Your task is to retype, word for word, the lines from the start of the data through the line holding "2.4, 2.6, 2.0, 3.5, 2.6, 2.0, 3.1]". Do not include the pictures.

**Information provided:**
....

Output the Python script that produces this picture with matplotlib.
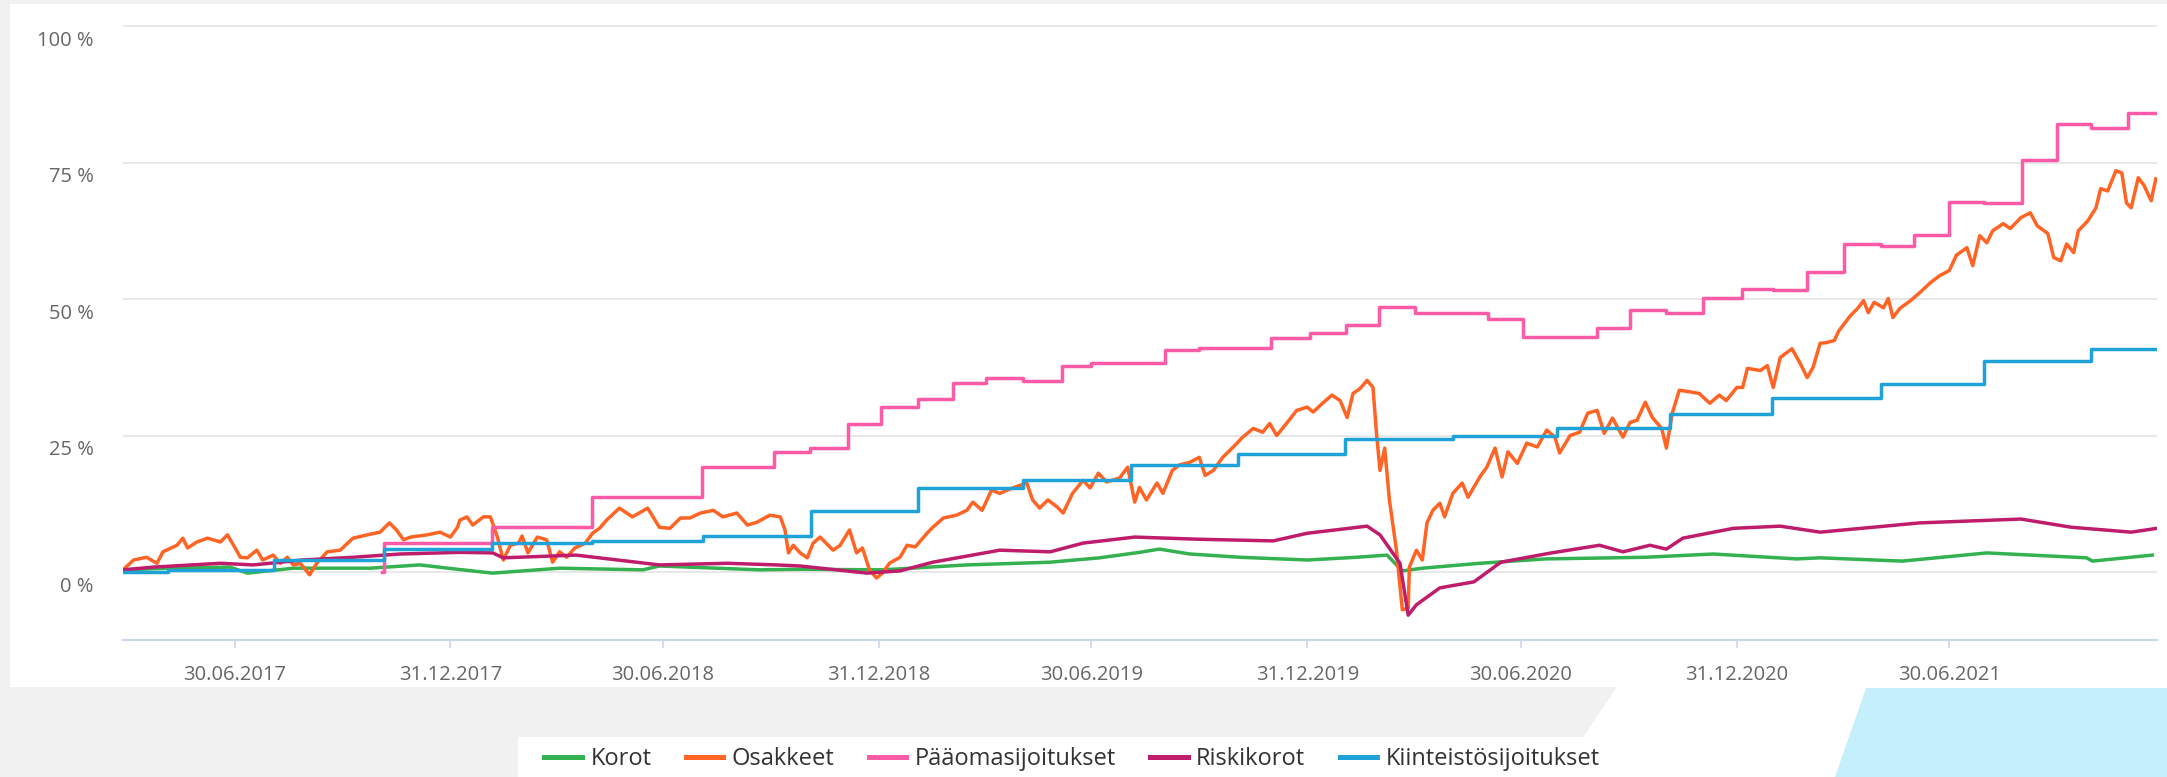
import pandas as pd
import matplotlib
matplotlib.use('Agg')
import matplotlib.pyplot as plt
import matplotlib.dates as mdates
from matplotlib.patches import Polygon, Rectangle
from matplotlib.lines import Line2D
from matplotlib.transforms import ScaledTranslation

plt.rcParams['font.family'] = ['Open Sans', 'DejaVu Sans']

# x values are days counted from 27.03.2017 (left edge of the chart)
start = pd.Timestamp('2017-03-27')
end_day = 1733

labels = ['Korot', 'Osakkeet', 'Pääomasijoitukset', 'Riskikorot', 'Kiinteistösijoitukset']
colors = ['#34b150', '#ff6424', '#fd5ba7', '#bf1d6c', '#1ea2d7']

# Korot
kor_day = [0, 40, 91, 106, 145, 210, 253, 285, 315, 372, 443, 457, 543, 577, 647, 719, 790,
           832, 866, 883, 909, 952, 1009, 1051, 1077, 1090, 1107, 1156, 1212, 1297, 1355,
           1426, 1446, 1516, 1588, 1673, 1678, 1729]
kor_val = [0.4, 0.7, 0.9, -0.2, 0.7, 0.7, 1.3, 0.5, -0.2, 0.7, 0.4, 1.1, 0.4, 0.5, 0.4, 1.3, 1.8,
           2.6, 3.6, 4.2, 3.3, 2.7, 2.2, 2.7, 3.1, 0.2, 0.7, 1.6, 2.4, 2.7, 3.3,
           2.4, 2.6, 2.0, 3.5, 2.6, 2.0, 3.1]

# Osakkeet
osa_day = [0, 9, 20, 29, 34, 46, 51, 55, 63, 72, 83, 89, 95, 100, 106, 114, 119, 128, 134, 140,
           145, 151, 159, 165, 174, 185, 196, 208, 219, 227, 233, 239, 245, 259, 270, 279, 285,
           287, 293, 298, 307, 313, 319, 324, 330, 337, 340, 345, 353, 361, 366, 372, 378, 385,
           394, 400, 406, 412, 423, 434, 447, 457, 466, 475, 483, 492, 503, 511, 523, 532, 540,
           551, 560, 564, 567, 571, 577,
           583, 588, 594, 605, 611, 619, 625, 630, 636, 642, 647, 653, 662, 668, 675, 685, 690,
           699, 710, 719, 724, 732, 740, 747, 758, 770, 775, 781, 788, 796, 801, 809, 818, 824,
           831, 838, 849, 856, 862, 866,
           872, 881, 886, 894, 900, 909, 917, 922, 929, 937, 946, 954, 963, 971, 977, 983, 992,
           1000, 1009, 1014, 1022, 1030, 1037, 1043, 1048, 1054, 1060, 1065, 1068, 1071, 1075,
           1079, 1085, 1090, 1095, 1096, 1102, 1107, 1111, 1116, 1122, 1126, 1133, 1141, 1146, 1156,
           1162, 1169, 1175, 1180, 1188, 1196, 1205, 1213, 1220, 1224, 1233, 1241, 1248, 1256,
           1262, 1269, 1278, 1284, 1290, 1297, 1303, 1311, 1315, 1320, 1326, 1335, 1343, 1352,
           1360, 1366, 1375, 1380, 1384, 1395, 1401, 1406, 1412, 1422, 1429, 1435, 1440, 1446,
           1451, 1458, 1462, 1472, 1478, 1483, 1487, 1492, 1500, 1504, 1508, 1514, 1523, 1531,
           1540, 1548, 1556, 1562, 1571, 1576, 1582, 1588, 1593, 1602, 1608, 1617, 1625, 1631,
           1640, 1645, 1651, 1656, 1662, 1666, 1674, 1681, 1685, 1691, 1698, 1703, 1707, 1711,
           1717, 1722, 1728, 1732]
osa_val = [0.4, 2.2, 2.7, 1.6, 3.7, 4.9, 6.2, 4.4, 5.5, 6.2, 5.5, 6.8, 4.6, 2.7, 2.6, 4.0, 2.2,
           3.1, 1.6, 2.7, 1.3, 1.6, -0.5, 1.6, 3.7, 4.0, 6.2, 6.8, 7.3, 9.0, 7.7, 5.9, 6.4, 6.8,
           7.3, 6.4, 8.2,
           9.5, 10.1, 8.6, 10.1, 10.1, 6.4, 2.2, 4.9, 5.3, 6.6, 3.5, 6.4, 5.9, 1.8, 3.7, 2.7, 4.4,
           5.3, 7.1, 8.0, 9.5, 11.7, 10.1, 11.7, 8.2, 8.0, 9.9, 9.9, 10.8, 11.3, 10.1, 10.8, 8.6,
           9.1, 10.4, 10.1, 7.7, 3.5, 4.9, 3.5,
           2.6, 5.3, 6.4, 4.0, 4.9, 7.7, 3.5, 4.4, 0.4, -1.1, -0.2, 1.6, 2.7, 4.9, 4.6, 7.1, 8.2,
           9.9, 10.4, 11.3, 12.8, 11.3, 15.0, 14.4, 15.4, 16.3, 13.2, 11.7, 13.2, 11.9, 10.8,
           14.4, 16.8, 15.4, 18.1, 16.5, 17.2, 19.2, 12.8, 15.5,
           13.2, 16.3, 14.4, 18.6, 19.6, 20.1, 21.0, 17.7, 18.6, 21.0, 22.9, 24.7, 26.3, 25.6,
           27.2, 25.0, 27.4, 29.6, 30.2, 29.3, 30.9, 32.4, 31.4, 28.3, 32.7, 33.6, 35.1, 33.8,
           25.4, 18.6, 22.7, 13.2, 4.0, -6.9, -6.6, 0.9, 4.0, 2.2, 9.0, 11.3, 12.6, 10.1, 14.4,
           16.3, 13.7, 17.4,
           19.2, 22.7, 17.4, 22.0, 19.9, 23.6, 22.9, 26.0, 24.7, 21.8, 25.0, 25.6, 29.1, 29.6,
           25.4, 28.2, 24.7, 27.4, 27.8, 31.1, 28.3, 26.3, 22.7, 29.1, 33.3, 33.0, 32.7, 30.9,
           32.4, 31.4, 33.8, 33.8, 37.3, 36.9, 37.8, 33.8, 39.3, 40.9, 38.2, 35.6, 37.5, 41.9,
           42.0, 42.4, 44.2, 47.0, 48.3, 49.7, 47.5, 49.4, 48.4, 50.1, 46.6, 48.3, 49.7, 51.2,
           53.0, 54.3, 55.2, 58.0, 59.4, 56.1, 61.6, 60.3, 62.5, 63.8, 62.9, 64.9, 65.8, 63.4,
           62.0, 57.6, 57.0, 60.1, 58.5, 62.5, 64.3, 66.7, 70.2, 69.8, 73.5, 73.1, 67.6, 66.7,
           72.2, 70.8, 68.0, 72.0]

# Pääomasijoitukset (step series)
pao_day = [221, 222, 314, 400, 493, 555, 585, 618, 646, 677, 707, 735, 767, 800, 825, 888, 917,
           978, 1011, 1042, 1070, 1101, 1163, 1193, 1256, 1284, 1315, 1346, 1379, 1406, 1435,
           1466, 1498, 1526, 1556, 1586, 1618, 1648, 1677, 1708, 1733]
pao_val = [0.0, 5.3, 8.2, 13.7, 19.2, 21.9, 22.7, 27.2, 30.3, 31.6, 34.7, 35.5, 34.9, 37.7, 38.2,
           40.6, 41.1, 42.8, 43.7, 45.2, 48.6, 47.4, 46.4, 43.1, 44.6, 47.9, 47.5, 50.1, 51.9,
           51.7, 55.0, 60.1, 59.8, 61.8, 67.8, 67.6, 75.5, 82.1, 81.4, 84.1, 84.1]

# Riskikorot
ris_day = [0, 26, 83, 111, 153, 196, 236, 287, 315, 324, 386, 457, 515, 557, 577, 634, 662, 690,
           747, 790, 818, 862, 917, 980, 1009, 1060, 1071, 1088, 1095, 1102, 1122, 1151, 1174,
           1217, 1258, 1278, 1301, 1315, 1329, 1372, 1412, 1446, 1531, 1617, 1660, 1711, 1733]
ris_val = [0.4, 0.9, 1.6, 1.3, 2.2, 2.7, 3.3, 3.6, 3.5, 2.6, 3.1, 1.3, 1.6, 1.3, 1.1, -0.2, 0.2,
           1.8, 4.0, 3.7, 5.3, 6.4, 6.0, 5.7, 7.1, 8.4, 6.8, 1.6, -7.9, -6.0, -2.9, -1.8, 1.8,
           3.5, 4.9, 3.7, 4.9, 4.2, 6.2, 8.0, 8.4, 7.3, 9.0, 9.7, 8.2, 7.3, 8.0]

# Kiinteistösijoitukset (step series)
kii_day = [0, 38, 129, 222, 314, 400, 494, 586, 677, 767, 859, 950, 1041, 1133, 1222, 1318, 1405,
           1498, 1586, 1677, 1733]
kii_val = [0.0, 0.3, 2.2, 4.2, 5.3, 5.7, 6.6, 11.2, 15.4, 16.8, 19.6, 21.6, 24.3, 24.9, 26.3,
           28.9, 31.8, 34.4, 38.6, 40.8, 40.8]

tick_dates = ['2017-06-30', '2017-12-31', '2018-06-30', '2018-12-31', '2019-06-30',
              '2019-12-31', '2020-06-30', '2020-12-31', '2021-06-30']
y_ticks = [0, 25, 50, 75, 100]


def to_dates(days):
    return start + pd.to_timedelta(days, unit='D')


W, H = 2167, 777
fig = plt.figure(figsize=(W / 100, H / 100), dpi=100, facecolor='#f1f1f1')


def fx(x):
    return x / W


def fy(y):
    return 1 - y / H


# page background pieces (kept below the axes)
bg = dict(transform=fig.transFigure, edgecolor='none', zorder=-5)
fig.patches.append(Rectangle((fx(10), fy(687)), 1 - fx(10), fy(4) - fy(687),
                             facecolor='white', **bg))
fig.patches.append(Polygon([(fx(1617), fy(687)), (1, fy(687)), (1, 0), (fx(518), 0),
                            (fx(518), fy(737)), (fx(1583), fy(737))], closed=True,
                           facecolor='white', **bg))
fig.patches.append(Polygon([(fx(1866), fy(688)), (1, fy(688)), (1, 0), (fx(1835), 0)], closed=True,
                           facecolor='#c6effc', **bg))

ymin, ymax = -12.45, 100.3
px_per_pct = 5.46
top_px = 26 - (ymax - 100) * px_per_pct
ax = fig.add_axes([fx(123), fy(640), fx(2157) - fx(123), fy(top_px) - fy(640)])
ax.set_zorder(5)
ax.set_facecolor('none')

lw = 2.5
ax.plot(to_dates(kor_day), kor_val, color=colors[0], lw=lw, zorder=3)
ax.plot(to_dates(osa_day), osa_val, color=colors[1], lw=lw, zorder=4)
ax.plot(to_dates(pao_day), pao_val, color=colors[2], lw=lw, drawstyle='steps-post', zorder=5)
ax.plot(to_dates(ris_day), ris_val, color=colors[3], lw=lw, zorder=6)
ax.plot(to_dates(kii_day), kii_val, color=colors[4], lw=lw, drawstyle='steps-post', zorder=7)

ax.set_xlim(start, to_dates([end_day])[0])
ax.set_ylim(ymin, ymax)

for side in ['top', 'left', 'right']:
    ax.spines[side].set_visible(False)
ax.spines['bottom'].set_color('#ccd6eb')
ax.spines['bottom'].set_linewidth(1.5)

ax.set_yticks(y_ticks)
ax.set_yticklabels([f'{v} %' for v in y_ticks])
ax.yaxis.grid(True, color='#e8e8e8', lw=1.4)
ax.set_axisbelow(True)
ax.tick_params(axis='y', length=0, pad=21, labelsize=14.5, labelcolor='#666666')

ax.set_xticks(pd.to_datetime(tick_dates))
ax.xaxis.set_major_formatter(mdates.DateFormatter('%d.%m.%Y'))
ax.tick_params(axis='x', length=6, width=1.2, color='#ccd6eb', pad=12,
               labelsize=14.5, labelcolor='#666666')

shift = ScaledTranslation(0, -0.12, fig.dpi_scale_trans)
for lab in ax.get_yticklabels():
    lab.set_transform(lab.get_transform() + shift)

handles = [Line2D([], [], color=c, lw=3.6) for c in colors]
fig.legend(handles, labels, loc='center', bbox_to_anchor=(fx(1072), fy(759)), ncol=5,
           frameon=False, fontsize=17, handlelength=1.6, handletextpad=0.35,
           columnspacing=1.45, labelcolor='#333333')

fig.savefig('out.png', dpi=100, facecolor=fig.get_facecolor())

....

**Solution to this task:**
Output the Python script that produces this picture with matplotlib.
import pandas as pd
import matplotlib
matplotlib.use('Agg')
import matplotlib.pyplot as plt
import matplotlib.dates as mdates
from matplotlib.patches import Polygon, Rectangle
from matplotlib.lines import Line2D
from matplotlib.transforms import ScaledTranslation

plt.rcParams['font.family'] = ['Open Sans', 'DejaVu Sans']

# x values are days counted from 27.03.2017 (left edge of the chart)
start = pd.Timestamp('2017-03-27')
end_day = 1733

labels = ['Korot', 'Osakkeet', 'Pääomasijoitukset', 'Riskikorot', 'Kiinteistösijoitukset']
colors = ['#34b150', '#ff6424', '#fd5ba7', '#bf1d6c', '#1ea2d7']

# Korot
kor_day = [0, 40, 91, 106, 145, 210, 253, 285, 315, 372, 443, 457, 543, 577, 647, 719, 790,
           832, 866, 883, 909, 952, 1009, 1051, 1077, 1090, 1107, 1156, 1212, 1297, 1355,
           1426, 1446, 1516, 1588, 1673, 1678, 1729]
kor_val = [0.4, 0.7, 0.9, -0.2, 0.7, 0.7, 1.3, 0.5, -0.2, 0.7, 0.4, 1.1, 0.4, 0.5, 0.4, 1.3, 1.8,
           2.6, 3.6, 4.2, 3.3, 2.7, 2.2, 2.7, 3.1, 0.2, 0.7, 1.6, 2.4, 2.7, 3.3,
           2.4, 2.6, 2.0, 3.5, 2.6, 2.0, 3.1]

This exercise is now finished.